Mr Kormos: I am being called upon by government members to read the whole book. Over the course of the next two or three weeks, while we are debating this time allocation motion, I will tell members this, I may not read the whole book but I will get darn close to the end.
We are on Beauchesne and we are talking about some fundamental principles of Canadian parliamentary law, so fundamental they should be in all our vocabularies, should be in all our lexicons, if you will. The principles of Canadian parliamentary law are -- I bring these to the members’ attention so that the guidance that is necessary for people to vote properly on this time allocation motion can be provided by the Chair, “To protect a minority and restrain the improvidence or tyranny of a majority.”
Listen, do we have to go any farther? There is a minority. There is the tyranny of a majority. There are people across Ontario -- do members know what is problematic and what calls out for full debate? The fact that we have been able to come up with name after name after name of organizations that oppose this bill, the fact that in one day alone some 15,000 petitions were presented to this Legislature opposing this bill.
I keep hearing the names of Gore Mutual types tossed wound as being in support of it. Of course they support it. They are the auto insurance industry. They have every good reason to support it. It is their payday. It ain’t a payday for the drivers of Ontario; it is a big expensive day for the drivers of Ontario. Of course the insurance industry supports it.

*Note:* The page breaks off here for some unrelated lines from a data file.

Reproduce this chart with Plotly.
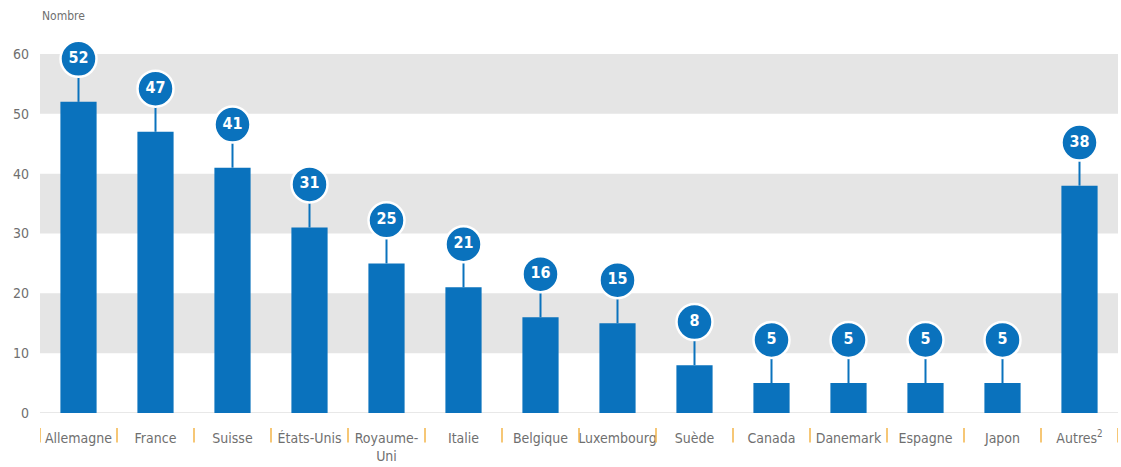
import plotly.graph_objects as go

# Number per country
countries = ["Allemagne", "France", "Suisse", "États-Unis", "Royaume-<br>Uni", "Italie",
             "Belgique", "Luxembourg", "Suède", "Canada", "Danemark", "Espagne",
             "Japon", "Autres<sup>2</sup>"]
values = [52, 47, 41, 31, 25, 21, 16, 15, 8, 5, 5, 5, 5, 38]
y_ticks = [0, 10, 20, 30, 40, 50, 60]
bands = [(10, 20), (30, 40), (50, 60)]

BLUE = "#0a72bd"
GREY_TXT = "#6f6f6f"
FONT = "DejaVu Sans Condensed, Liberation Sans Narrow, Roboto, sans-serif"
LABEL_RISE = 7.2  # vertical gap between bar top and value bubble (data units)

x = list(range(len(countries)))

fig = go.Figure()

fig.add_trace(go.Bar(x=x, y=values, width=0.47, marker=dict(color=BLUE, line=dict(width=0)),
                     hoverinfo="skip"))

# stems linking bar tops to bubbles
sx, sy = [], []
for i, v in zip(x, values):
    sx += [i, i, None]
    sy += [v, v + LABEL_RISE, None]
fig.add_trace(go.Scatter(x=sx, y=sy, mode="lines", line=dict(color=BLUE, width=2),
                         hoverinfo="skip"))

# value bubbles
fig.add_trace(go.Scatter(
    x=x, y=[v + LABEL_RISE for v in values], mode="markers+text",
    marker=dict(size=36, color=BLUE, line=dict(color="white", width=2.5)),
    text=[str(v) for v in values], textposition="middle center",
    textfont=dict(color="white", size=16, family=FONT, weight="bold"),
    hoverinfo="skip", cliponaxis=False))

shapes = []
for y0, y1 in bands:
    shapes.append(dict(type="rect", xref="paper", yref="y", x0=0, x1=1, y0=y0, y1=y1,
                       fillcolor="#e5e5e5", line=dict(width=0), layer="below"))
# baseline
shapes.append(dict(type="line", xref="paper", yref="y", x0=0, x1=1, y0=0, y1=0,
                   line=dict(color="#d0d0d0", width=1), layer="below"))
# orange separators between category labels
for k in range(len(countries) + 1):
    shapes.append(dict(type="line", xref="x", yref="paper", x0=k - 0.5, x1=k - 0.5,
                       y0=-0.042, y1=-0.082, line=dict(color="#f3b548", width=1.5)))

fig.update_layout(
    width=1121, height=467,
    margin=dict(l=40, r=3, t=54, b=54),
    plot_bgcolor="white", paper_bgcolor="white",
    showlegend=False,
    shapes=shapes,
    xaxis=dict(range=[-0.5, len(countries) - 0.5], tickmode="array", tickvals=x,
               ticktext=countries, showgrid=False, zeroline=False, showline=False,
               ticks="", ticklabelstandoff=15,
               tickfont=dict(family=FONT, size=14, color=GREY_TXT),
               fixedrange=True),
    yaxis=dict(range=[0, 60], tickmode="array", tickvals=y_ticks, showgrid=False,
               zeroline=False, showline=False, ticks="", ticklabelstandoff=10,
               tickfont=dict(family=FONT, size=14, color=GREY_TXT), fixedrange=True),
    annotations=[dict(text="Nombre", xref="paper", yref="paper", x=0, y=1, yshift=38,
                      xanchor="left", yanchor="middle", showarrow=False,
                      font=dict(family=FONT, size=12, color=GREY_TXT))],
)

fig.write_html("out.html")
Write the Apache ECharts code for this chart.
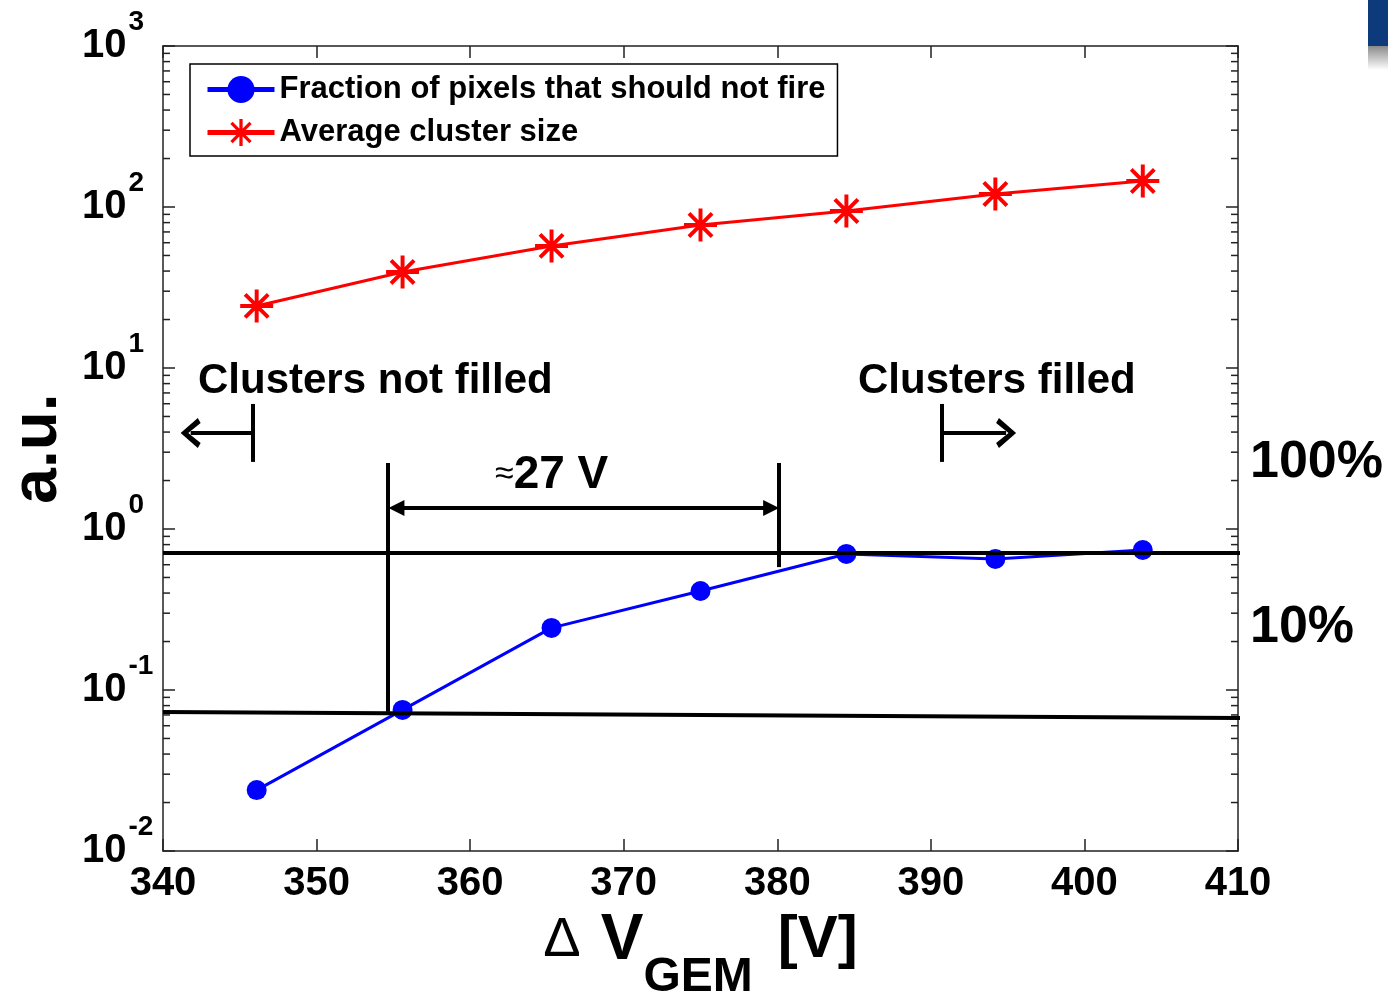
<!DOCTYPE html>
<html>
<head>
<meta charset="utf-8">
<title>Cluster size vs GEM voltage</title>
<script src="https://cdn.jsdelivr.net/npm/echarts@6/dist/echarts.min.js"></script>
<style>
  html, body { margin: 0; padding: 0; background: #fff; }
  #chart { width: 1388px; height: 992px; }
</style>
</head>
<body>
<div id="chart"></div>
<script>
  // data
  const voltage = [346.1, 355.6, 365.3, 375.0, 384.5, 394.2, 403.8]
  const pixelFraction = [0.0239, 0.0752, 0.243, 0.412, 0.7, 0.652, 0.741]
  const clusterSize = [24.3, 39.5, 57.3, 77.3, 94.4, 120.5, 145]

  const xMin = 340
  const xMax = 410
  const yMin = 0.01
  const yMax = 1000
  const minorMultipliers = [2, 3, 4, 5, 6, 7, 8, 9]
  const minorDecades = [0.01, 0.1, 1, 10, 100]

  // annotation lines (data coordinates)
  const upperLevel = [[340, 0.71], [410.4, 0.71]]
  const lowerLevel = [[340, 0.073], [410.4, 0.0671]]
  const spanLeft = [[354.65, 2.57], [354.65, 0.0732]]
  const spanRight = [[380.1, 2.57], [380.1, 0.58]]
  const spanArrow = [[355.2, 1.35], [379.6, 1.35]]
  const notFilledBar = [[345.86, 5.98], [345.86, 2.61]]
  const notFilledArrow = [[345.86, 3.95], [341.8, 3.95]]
  const filledBar = [[390.7, 5.98], [390.7, 2.61]]
  const filledArrow = [[390.7, 3.95], [394.9, 3.95]]

  const FONT = '"Liberation Sans", Arial, sans-serif'
  const asterisk = 'path://M44,0L56,0L56,100L44,100Z M0,44L100,44L100,56L0,56Z ' +
    'M19.2,10.8L89.2,80.8L80.8,89.2L10.8,19.2Z M89.2,19.2L19.2,89.2L10.8,80.8L80.8,10.8Z'
  const chevron = 'path://M0,18L12,0L24,18L20,21L12,8L4,21Z'

  const minorTicks = []
  minorDecades.forEach(d => minorMultipliers.forEach(m => minorTicks.push([xMin, m * d])))

  const seg = (pts, startSym, endSym, size) => [
    { coord: pts[0], symbol: startSym || 'none', symbolSize: size },
    { coord: pts[1], symbol: endSym || 'none', symbolSize: size }
  ]

  const levelLine = (name, pts) => ({
    name,
    type: 'line',
    data: pts,
    clip: false,
    silent: true,
    symbol: 'none',
    lineStyle: { color: '#000', width: 4 },
    z: 4
  })

  const chart = echarts.init(document.getElementById('chart'))

  chart.setOption({
    animation: false,
    backgroundColor: '#fff',
    textStyle: { fontFamily: FONT },
    grid: { left: 163, top: 46, right: 150, bottom: 141, outerBoundsMode: 'none', containLabel: false },
    legend: {
      data: ['Fraction of pixels that should not fire', 'Average cluster size'],
      orient: 'vertical',
      left: 190,
      top: 64,
      padding: [10, 12, 8, 15],
      itemGap: 12,
      itemWidth: 67,
      itemHeight: 34,
      borderColor: '#000',
      borderWidth: 1.5,
      backgroundColor: '#fff',
      lineStyle: { width: 5 },
      textStyle: { fontFamily: FONT, fontSize: 31, fontWeight: 'bold', color: '#000' }
    },
    xAxis: [
      {
        type: 'value',
        min: xMin,
        max: xMax,
        interval: 10,
        splitLine: { show: false },
        axisLine: { lineStyle: { color: '#222', width: 1.5 } },
        axisTick: { inside: true, length: 12, lineStyle: { color: '#222', width: 1.5 } },
        axisLabel: { margin: 13, color: '#000', fontSize: 40, fontWeight: 'bold', fontFamily: FONT },
        name: '{d|Δ}{v|V}{s|GEM}{w|[V]}',
        nameLocation: 'middle',
        nameGap: 25,
        nameTextStyle: {
          color: '#000',
          rich: {
            d: { fontSize: 56, fontFamily: FONT, color: '#000', padding: [0, 20, 0, 0] },
            v: { fontSize: 64, fontWeight: 'bold', fontFamily: FONT, color: '#000' },
            s: { fontSize: 48, fontWeight: 'bold', fontFamily: FONT, color: '#000', padding: [74, 25, 0, 0] },
            w: { fontSize: 60, fontWeight: 'bold', fontFamily: FONT, color: '#000' }
          }
        }
      },
      {
        type: 'value',
        position: 'top',
        min: xMin,
        max: xMax,
        interval: 10,
        splitLine: { show: false },
        axisLine: { lineStyle: { color: '#222', width: 1.5 } },
        axisTick: { inside: true, length: 12, lineStyle: { color: '#222', width: 1.5 } },
        axisLabel: { show: false }
      }
    ],
    yAxis: [
      {
        type: 'log',
        logBase: 10,
        min: yMin,
        max: yMax,
        splitNumber: 5,
        splitLine: { show: false },
        axisLine: { lineStyle: { color: '#222', width: 1.5 } },
        axisTick: { inside: true, length: 12, lineStyle: { color: '#222', width: 1.5 } },
        axisLabel: {
          margin: 81,
          align: 'left',
          formatter: v => '{b|10}{e|' + Math.round(Math.log10(v)) + '}',
          rich: {
            b: { fontSize: 40, fontWeight: 'bold', fontFamily: FONT, color: '#000' },
            e: { fontSize: 28, fontWeight: 'bold', fontFamily: FONT, color: '#000', padding: [0, 0, 48, 2] }
          }
        },
        name: 'a.u.',
        nameLocation: 'middle',
        nameRotate: 90,
        nameGap: 93,
        nameTextStyle: { fontSize: 64, fontWeight: 'bold', fontFamily: FONT, color: '#000' }
      },
      {
        type: 'log',
        logBase: 10,
        min: yMin,
        max: yMax,
        splitNumber: 5,
        position: 'right',
        splitLine: { show: false },
        axisLine: { lineStyle: { color: '#222', width: 1.5 } },
        axisTick: { inside: true, length: 12, lineStyle: { color: '#222', width: 1.5 } },
        axisLabel: { show: false }
      }
    ],
    graphic: [
      { type: 'rect', shape: { x: 1368, y: 0, width: 20, height: 46 }, style: { fill: '#0d3a7a' } },
      {
        type: 'rect',
        shape: { x: 1368, y: 46, width: 20, height: 24 },
        style: { fill: new echarts.graphic.LinearGradient(0, 0, 0, 1, [{ offset: 0, color: '#8a8a8a' }, { offset: 1, color: '#ffffff' }]) }
      },
      { type: 'text', left: 198, top: 360, style: { text: 'Clusters not filled', font: 'bold 42px ' + FONT, fill: '#000' } },
      { type: 'text', left: 858, top: 360, style: { text: 'Clusters filled', font: 'bold 42px ' + FONT, fill: '#000' } },
      {
        type: 'text',
        left: 495,
        top: 452,
        style: {
          text: '{a|≈}{b|27 V}',
          rich: {
            a: { fontSize: 34, fontFamily: FONT, fill: '#000' },
            b: { fontSize: 46, fontWeight: 'bold', fontFamily: FONT, fill: '#000' }
          }
        }
      },
      { type: 'text', left: 1250, top: 437, style: { text: '100%', font: 'bold 52px ' + FONT, fill: '#000' } },
      { type: 'text', left: 1250, top: 602, style: { text: '10%', font: 'bold 52px ' + FONT, fill: '#000' } }
    ],
    series: [
      {
        name: 'Fraction of pixels that should not fire',
        type: 'line',
        data: voltage.map((v, i) => [v, pixelFraction[i]]),
        symbol: 'circle',
        symbolSize: 20,
        itemStyle: { color: '#0000ff' },
        lineStyle: { color: '#0000ff', width: 3 },
        z: 3
      },
      {
        name: 'Average cluster size',
        type: 'line',
        data: voltage.map((v, i) => [v, clusterSize[i]]),
        symbol: asterisk,
        symbolSize: 33,
        itemStyle: { color: '#ff0000' },
        lineStyle: { color: '#ff0000', width: 3 },
        z: 3
      },
      levelLine('upper level', upperLevel),
      levelLine('lower level', lowerLevel),
      {
        name: 'annotations',
        type: 'line',
        data: [],
        clip: false,
        silent: true,
        z: 4,
        markLine: {
          silent: true,
          animation: false,
          label: { show: false },
          lineStyle: { color: '#000', width: 4, type: 'solid' },
          emphasis: { disabled: true },
          data: [
            seg(spanLeft),
            seg(spanRight),
            seg(spanArrow, 'triangle', 'triangle', [16, 16]),
            seg(notFilledBar),
            seg(notFilledArrow, 'none', chevron, [30, 20]),
            seg(filledBar),
            seg(filledArrow, 'none', chevron, [30, 20])
          ]
        }
      },
      {
        name: 'minor ticks',
        type: 'custom',
        silent: true,
        data: minorTicks,
        renderItem: (params, api) => {
          const l = api.coord([xMin, api.value(1)])
          const r = api.coord([xMax, api.value(1)])
          const style = { stroke: '#222', lineWidth: 1.5 }
          return {
            type: 'group',
            children: [
              { type: 'line', shape: { x1: l[0], y1: l[1], x2: l[0] + 7, y2: l[1] }, style },
              { type: 'line', shape: { x1: r[0] - 7, y1: r[1], x2: r[0], y2: r[1] }, style }
            ]
          }
        }
      }
    ]
  })
</script>
</body>
</html>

I would be kind of interested in knowing during the course of this discussion exactly who it is in Ontario, besides the insurance companies, that supports Bill 68. I know there are a few Liberal members who feel obliged, because they know their tails are on the line. I am going to follow through on that.
As it is, considering that it is just seconds past six of the clock, Mr Speaker, seeing as how decorum and tradition are so important in this Legislature, I would please move adjournment of this debate.